Through these conversations with people from all walks of life, he feels as though he has a firm grip on the most prevalent issues across the community.
Mr Ingram is one of the six candidates on the Clean Out Council ticket, led by Wagga Boat Club commodore Mick Henderson.
Born in Wagga, the 38-year-old has lived in the city his whole life and took over his family business Ingrams Automotive in 2013 after working for a few years as a spray painter in a local auto shop.
The proud husband and father of two is running in the local government election to help create a better Wagga for his children to grow up in and because he believes he can be a voice for the community.
"I've got two little kids and a third due in January and I want them to see there is prosperity for this city in the future because at the moment it feels like we're just sitting here doing nothing," Mr Ingram said.
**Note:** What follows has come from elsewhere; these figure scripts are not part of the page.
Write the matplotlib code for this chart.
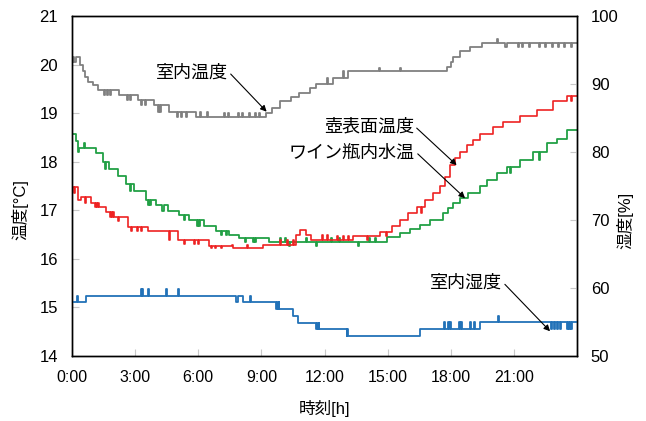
import matplotlib
matplotlib.use("Agg")
import matplotlib.pyplot as plt
import numpy as np

plt.rcParams['font.family'] = ['Liberation Sans', 'Noto Sans CJK JP']

# ---- data (hours, values) ----
room_t_t = [0, 0.2, 0.4, 0.5, 0.6, 0.75, 1.0, 1.22, 2.25, 3.12, 3.91, 4.63, 5.89, 9.22, 9.5, 9.9,
            10.4, 10.8, 11.3, 11.6, 12.4, 13.13, 17.81, 18.0, 18.12, 18.44, 18.92, 19.47, 24]
room_t_v = [20.06, 20.16, 20.0, 19.87, 19.75, 19.65, 19.58, 19.48, 19.37, 19.27, 19.17, 19.03, 18.93,
            19.0, 19.1, 19.24, 19.34, 19.41, 19.51, 19.6, 19.72, 19.86, 19.95, 20.05, 20.15, 20.27,
            20.36, 20.44, 20.44]
room_t_blip = [(0.05, 20.16), (1.5, 19.37), (1.65, 19.37), (1.8, 19.37), (2.6, 19.27), (2.75, 19.27),
               (3.3, 19.17), (3.45, 19.17), (4.1, 19.03), (4.2, 19.03), (5.0, 18.93), (5.2, 18.93),
               (5.4, 18.93), (6.1, 19.03), (6.4, 19.03), (7.2, 19.0), (7.4, 19.0), (7.9, 19.0),
               (8.1, 19.0), (8.4, 19.0), (8.7, 19.0), (8.9, 19.0), (12.1, 19.72), (12.9, 19.86),
               (13.5, 19.86), (14.6, 19.93), (15.6, 19.93), (16.6, 19.86), (16.8, 19.86), (17.0, 19.86),
               (17.3, 19.86), (17.5, 19.86), (18.3, 20.15), (19.2, 20.36), (19.35, 20.36), (20.2, 20.52),
               (20.6, 20.36), (21.2, 20.36), (21.4, 20.36), (21.7, 20.36), (22.2, 20.36), (22.5, 20.36),
               (22.8, 20.36), (23.1, 20.36), (23.4, 20.36), (23.7, 20.36)]

pot_t = [0, 0.27, 0.43, 0.9, 1.3, 1.62, 2.01, 2.65, 3.6, 5.02, 6.53, 7.64, 9.06, 10.65, 10.85, 11.1,
         11.36, 13.37, 14.64, 15.19, 15.59, 15.98, 16.38, 16.78, 17.17, 17.49, 17.73, 17.97, 18.2,
         18.44, 18.76, 19.07, 19.39, 20.02, 20.5, 21.29, 22.09, 22.88, 23.51, 24]
pot_v = [17.47, 17.21, 17.27, 17.16, 17.06, 16.97, 16.86, 16.66, 16.57, 16.39, 16.26, 16.22, 16.29,
         16.49, 16.59, 16.49, 16.38, 16.47, 16.56, 16.68, 16.8, 16.94, 17.07, 17.21, 17.35, 17.49,
         17.69, 17.93, 18.07, 18.21, 18.34, 18.45, 18.57, 18.72, 18.82, 18.94, 19.06, 19.24, 19.35, 19.35]
pot_blip = [(0.1, 17.36), (0.6, 17.16), (1.1, 17.06), (1.2, 17.06), (1.8, 16.86), (1.9, 16.86),
            (2.2, 16.77), (2.8, 16.57), (3.1, 16.57), (3.3, 16.57), (4.0, 16.57), (4.6, 16.39),
            (5.3, 16.3), (5.8, 16.3), (6.0, 16.3), (6.6, 16.22), (6.8, 16.22), (7.1, 16.22),
            (7.6, 16.29), (8.3, 16.29), (9.9, 16.38), (10.2, 16.38), (10.5, 16.38), (11.9, 16.49),
            (12.1, 16.49), (12.6, 16.47), (12.9, 16.47), (13.1, 16.47), (14.0, 16.38), (14.9, 16.47),
            (16.6, 16.94), (17.1, 17.21), (18.6, 18.21), (19.0, 18.34), (19.9, 18.57), (20.3, 18.72),
            (20.9, 18.82), (21.1, 18.82), (21.8, 18.94), (22.6, 19.06), (23.3, 19.24), (23.7, 19.24)]

wine_t = [0, 0.19, 0.35, 1.14, 1.46, 1.77, 2.17, 2.57, 2.96, 3.52, 3.99, 4.55, 5.1, 5.58, 6.29, 6.84,
          7.48, 7.95, 9.38, 14.96, 15.59, 16.06, 16.54, 17.02, 17.65, 17.89, 18.12, 18.44, 18.84,
          19.39, 19.71, 20.19, 20.66, 21.29, 21.93, 22.56, 23.04, 23.51, 24]
wine_v = [18.58, 18.42, 18.29, 18.17, 17.99, 17.86, 17.71, 17.55, 17.4, 17.21, 17.11, 16.99, 16.9,
          16.8, 16.68, 16.57, 16.49, 16.42, 16.35, 16.46, 16.53, 16.61, 16.7, 16.8, 16.94, 17.04,
          17.14, 17.25, 17.35, 17.49, 17.62, 17.76, 17.9, 18.04, 18.19, 18.38, 18.46, 18.65, 18.65]
wine_blip = [(0.3, 18.2), (0.55, 18.38), (0.6, 18.38), (1.55, 17.86), (2.3, 17.71), (2.75, 17.4),
             (3.2, 17.4), (3.6, 17.11), (3.7, 17.11), (4.3, 16.99), (5.3, 16.8), (5.95, 16.68),
             (6.05, 16.68), (7.1, 16.49), (7.3, 16.49), (8.2, 16.35), (8.6, 16.35), (8.7, 16.35),
             (9.1, 16.42), (9.9, 16.42), (10.1, 16.42), (10.3, 16.27), (11.1, 16.42), (11.6, 16.27),
             (12.3, 16.42), (12.7, 16.42), (13.6, 16.27), (14.1, 16.42), (14.4, 16.42), (15.3, 16.46),
             (17.3, 16.8), (18.3, 17.14), (19.0, 17.35), (19.2, 17.35), (20.8, 17.76), (21.5, 18.04),
             (22.2, 18.04), (22.8, 18.38)]

hum_t = [0, 0.67, 7.79, 7.88, 8.11, 9.85, 10.49, 10.73, 11.76, 13.05, 13.29, 16.54, 19.39, 24]
hum_v = [57.9, 58.87, 57.9, 58.87, 57.9, 56.87, 55.88, 54.9, 53.9, 52.94, 52.94, 53.9, 54.95, 54.95]
hum_blip = [(0.22, 58.87), (3.28, 59.85), (3.33, 59.85), (3.6, 59.85), (4.47, 59.85), (5.02, 59.85),
            (8.48, 58.87), (9.7, 56.87), (9.78, 56.87), (11.6, 53.9), (11.68, 53.9), (13.05, 53.9),
            (17.7, 54.95), (17.85, 54.95), (17.95, 54.95), (18.4, 54.95), (18.5, 54.95), (18.9, 54.95),
            (19.1, 54.95), (20.26, 55.9), (22.75, 53.9), (22.9, 53.9), (23.05, 53.9), (23.2, 53.9),
            (23.51, 53.9), (23.6, 53.9), (23.7, 53.9)]

ann_labels = ['室内温度', '壺表面温度', 'ワイン瓶内水温', '室内湿度']


def build(ts, vs, blips, w=0.05):
    pts = list(zip(ts, vs))
    for bt, bv in blips:
        base_after = vs[np.searchsorted(ts, bt + w, side='right') - 1]
        pts.append((bt, bv))
        pts.append((bt + w, base_after))
    pts.sort(key=lambda p: p[0])
    t = np.array([p[0] for p in pts])
    v = np.array([p[1] for p in pts])
    return t, v


fig = plt.figure(figsize=(6.46, 4.21), dpi=100)
ax = fig.add_axes([72 / 646, 65 / 421, 505 / 646, 340 / 421])
ax2 = ax.twinx()

gray = '#808080'
red = '#ee2222'
green = '#22a045'
blue = '#2272b8'

t, v = build(room_t_t, room_t_v, room_t_blip)
ax.plot(t, v, drawstyle='steps-post', color=gray, lw=1.3)
t, v = build(wine_t, wine_v, wine_blip)
ax.plot(t, v, drawstyle='steps-post', color=green, lw=1.3)
t, v = build(pot_t, pot_v, pot_blip)
ax.plot(t, v, drawstyle='steps-post', color=red, lw=1.2)
t, v = build(hum_t, hum_v, hum_blip)
ax2.plot(t, v, drawstyle='steps-post', color=blue, lw=1.3)

ax.set_xlim(0, 24)
ax.set_ylim(14, 21)
ax2.set_ylim(50, 100)
ax.set_xticks(np.arange(0, 25, 3))
ax.set_xticklabels(['0:00', '3:00', '6:00', '9:00', '12:00', '15:00', '18:00', '21:00', ''])
ax.set_yticks(range(14, 22))
ax2.set_yticks(range(50, 101, 10))

for a in (ax, ax2):
    a.tick_params(direction='in', length=5, width=0.8, color='#c8c8c8', labelsize=12, pad=10)
    for s in a.spines.values():
        s.set_linewidth(1.0)
        s.set_color('black')
ax.tick_params(axis='x', labelsize=11.5, pad=10)

ax.set_xlabel('時刻[h]', fontsize=12)
ax.xaxis.set_label_coords(0.5, -0.128)
ax.set_ylabel('温度[°C]', fontsize=12)
ax.yaxis.set_label_coords(-0.086, 0.43)
ax2.set_ylabel('湿度[%]', fontsize=12, rotation=90)
ax2.yaxis.set_label_coords(1.078, 0.40)

arrow = dict(arrowstyle='-|>', color='black', lw=0.8, mutation_scale=9, shrinkA=0, shrinkB=0)
ann = [((9.25, 19.03), (7.41, 19.83)),
       ((18.28, 17.93), (16.25, 18.71)),
       ((18.68, 17.25), (16.3, 18.18)),
       ((22.72, 14.51), (20.44, 15.5))]
for lab, (xy, xyt) in zip(ann_labels, ann):
    ap = dict(arrow)
    ap['relpos'] = (1.0, 0.6)
    ax2.annotate(lab, xy=xy, xycoords=ax.transData, xytext=xyt, textcoords=ax.transData,
                 ha='right', va='center', fontsize=13, arrowprops=ap)

fig.savefig('out.png', dpi=100)
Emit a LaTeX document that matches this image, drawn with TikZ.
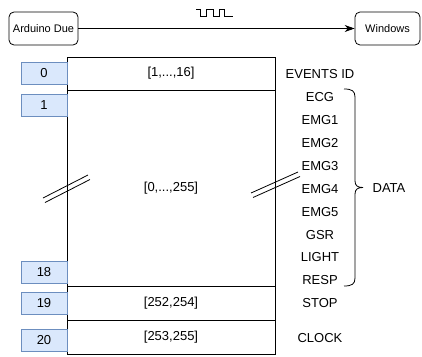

"You see other small communities where people are always moving and their kids are leaving to Sydney or Melbourne because there's actually things to do there.
"We're the biggest inland city in NSW and I want my kids to choose to stay here and have pride in being from Wagga."
The engine reconditioner said the key to making Wagga more appealing to young people is to create more things for them to do on the weekends and during holidays.
"We travel out of town for Christmas every year and go to Canberra or Lake Talbot just so they can go play in splash parks and do things because there's nothing here for them to do," he said.
"We've got to listen to the young people and not just assume what they want.
"We should go out and ask them what they want to see in the city and then take that on board and apply that."
Through his work with local mechanics, Mr Ingram said he regularly hears stories about how poor the condition of Wagga's roads are and he is pushing for improvements to the general infrastructure.
He said the city's roads should be getting redone far more regularly than they currently are to respond to the growing number of cars using them.
"The turnover at the moment for a full revamp of a road is about 30 to 50 years and that needs to be looked at," Mr Ingram said.
"The population is getting bigger, the roads are getting used more and I think the timeframe of revamping needs to be lowered because of that."
Mr Ingram would also like to see speed limits changed less regularly to stop residents being unfairly punished by speed cameras.
"If we all knew the speed limit was 60km/h on a road then we'd all stick to that but when it's chopping and changing people get confused and get caught out," he said.
In the lead up to this year's election, The Daily Advertiser has profiled the candidates looking to secure a spot on Wagga City Council.